In America alone, children with access to tablets has skyrocketed over the past five years. A 2013 study by Common Sense found ownership of tablet devices among families with children aged eight or below rose from 8 percent in 2011 to 40 percent in 2013. Children with access to smart mobile devices at home increased from 52 percent in 2011 to 75 percent in 2013.

According to a 2015 study by New York-based market research group Miner & Co. Studio, children prefered tablets over TV. In some cases, taking tablets from children and forcing them to watch television was seen as a punishment. The report found that nearly half of the children surveyed would prefer their iPad over dessert.

A both frightening and humorous video accompanying the Miner & Co. report shows bewildered parents watching children waist deep in a screen addiction.

“Have you ever put down your tablet when I didn’t ask you to?” says one mother in the video.

“Yes… And then I switched to my computer,” answers her child.

Now, in 2016, is would be hard to find a child without access to some form of a smart device in global urban areas. While there is no data available about MENA kids, parents will no doubt agree tablet addiction is not region specific.  

My way, or no way

Launched in early 2016, Play My Way had previously worked for a year and a half developing 25,000 questions based on the curriculum of grades one through nine. Every month, they add 4,000 questions to their backend.

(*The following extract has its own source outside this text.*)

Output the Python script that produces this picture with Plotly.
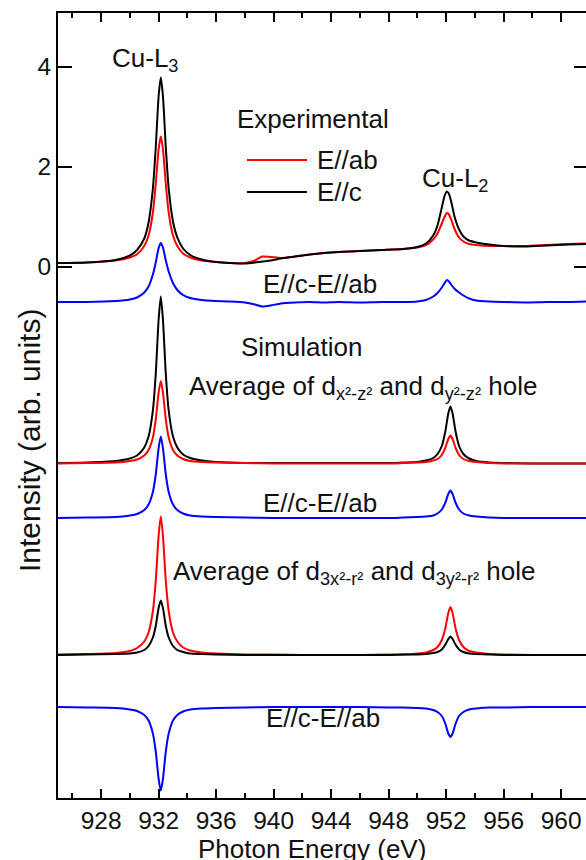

Play My Way is an app developed by parents, for parents.

In addition to interrupting kids at set intervals, the app also includes a Quiz Feature where children are asked to complete a set of questions, chosen by their parents, before or during their game. After children complete the questions, parents receive a detailed progress report noting the child’s strength and weaknesses, and how long it took them to answer the questions.

At the moment, parents are able to download the app for free, try one chapter, and unlock a subject - math, science or English - for one dollar.

“It’s a way to keep them updated on their studies during the summer,” said Roula Itani, Lebanese mother of three who has downloaded Play My Way on all three of her devices at home.

“At first the kids were frustrated but now they are used it. I have one child that gets annoyed if he doesn’t score 100 percent of their quiz and asks me to repeat it,” she said.

The app also helped them take more breaks from the game, since games were constantly interrupted by Play My Way, Itani added. They played outside or did something else.

Salma Jawhar
CEO of Play My Way

Earlier this year Play My Way launched its first beta version and within a month had 14,000 users sign up, Jawhar said. This year, they won March 2016 Best App for Children Award and received media coverage from outlets like NewsWatch.

The app has already received $1 million in seeding funding from two Lebanese investors in exchange for 10 percent of the company, valuing it at $10 million. Jawhar did not want to disclose the names of the investors. She is now in talks with Lebanon’s Ministry of Education to roll it out to more kids in Lebanon.

Although Play My Way's cofounders don’t believe they have any direct competitors, as they don't know of another app that interrupts tablet games in this way, the educational apps for children category is wildly saturated.

Still, Jawhar considers all educational apps, quiz apps, and parental control apps to be her competitors as they all tackle parts of the app’s features. Today, the app has eyes on the US. Both Apple and Google have reached out to help Play My Way get better featured and reach a wider American audience, she said.

“I tell my friends: Do you have an email from Apple in your mailbox? I do. Do you wanna see it?” Jawhar said, laughing with a glimmer of mischief in her eye.

Her excitement is contagious. Jawhar has no doubts the app will succeed wherever it lands because children’s tablet addiction is global, as is the parental determination to do something about it.